O pai da mulher assassinada, Ashraf Abdelkader, disse à CNN que o suspeito a tinha pedido em casamento várias vezes, mas foi rejeitado. O suspeito tinha também alegadamente criado relatos falsos para a seguir nas redes social, acrescentou. Eventualmente Abdelkader pediu uma ordem de restrição em abril.

"Ela não queria casar, queria seguir a sua carreira ... e queria ser assistente de bordo", disse Abdelkader.

Darwish disse que a vítima e a sua família esgotaram todas as medidas para proteger Ashraf, "e mais uma vez, todo o sistema - quer social ou legal, falhou".

Suliman disse que para que as mulheres se sintam à vontade para relatar tais incidentes, há necessidade de "reabilitar os canais de justiça, que incluem a polícia, os juízes, e a acusação".

Alguns reagiram ao assassinato atribuindo a culpa à vítima.
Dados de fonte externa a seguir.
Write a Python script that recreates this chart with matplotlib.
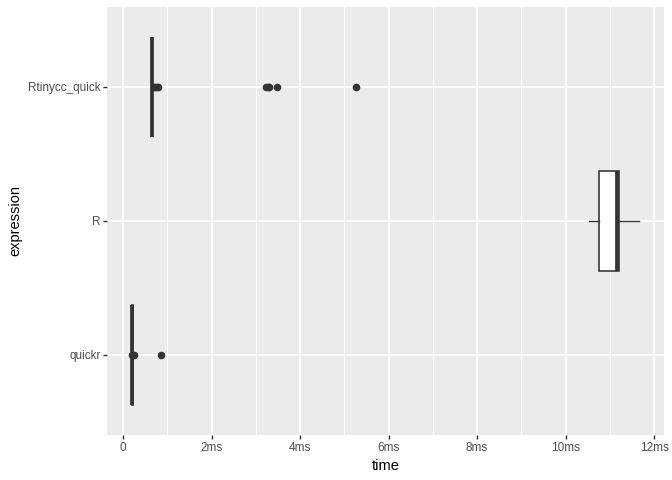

Um antigo apresentador de TV controverso, Mabrouk Atteya, disse num vídeo nas redes sociais que as mulheres "deveriam encobrir-se" para impedir os homens de as matar.

"As mulheres e as raparigas devem encobrir-se e vestir-se de forma larga para impedir a tentação... se sentirem que a vossa vida é preciosa, saiam de casa completamente cobertas para impedir que aqueles que vos querem vos matem", disse Atteya numa transmissão ao vivo.

Os comentários de Atteya provocaram indignação nas redes sociais e estimularam uma campanha apelando à sua prisão.

Darwish observou que, enquanto o Egipto avança com leis de assédio sexual mais duras, falta ainda a aplicação da lei tanto entre a polícia como entre a sociedade, o que por sua vez desencoraja muitas mulheres de procurarem assistência jurídica.

Os Serviços de Informação do Estado do Egipto não responderam ao pedido de comentários da CNN. O Conselho Nacional das Mulheres do Egipto não pôde ser contactado.

O assédio é ilegal no Egipto, e em junho do ano passado o Estado reforçou as leis de assédio sexual, aumentando as multas e prolongando as penas de prisão, de acordo com os meios de comunicação estatais.

O Programa das Nações Unidas para o Desenvolvimento em 2019 classificou o Egipto em 108 entre 162 países medidos sobre desigualdades de género na saúde, empoderamento e actividade económica.

No ano passado, nove mulheres foram processadas sob a acusação de violação de valores familiares depois de terem colocado vídeos em que dançavam e cantavam e convidando milhões de seguidores a ganhar dinheiro em plataformas de redes sociais, informou a Reuters.

"Quando o Estado apoia este tipo de discurso de qualquer forma, criminalizando as mulheres pela forma como se vestem ou como se apresentam, dá luz verde a estas pessoas", disse Darwish, referindo-se aos homens que colocam o ónus da modéstia e da moralidade nas mulheres.

"Isto acontece muito", disse Darwish, referindo-se à violência contra as mulheres. "Mas não perante as câmaras".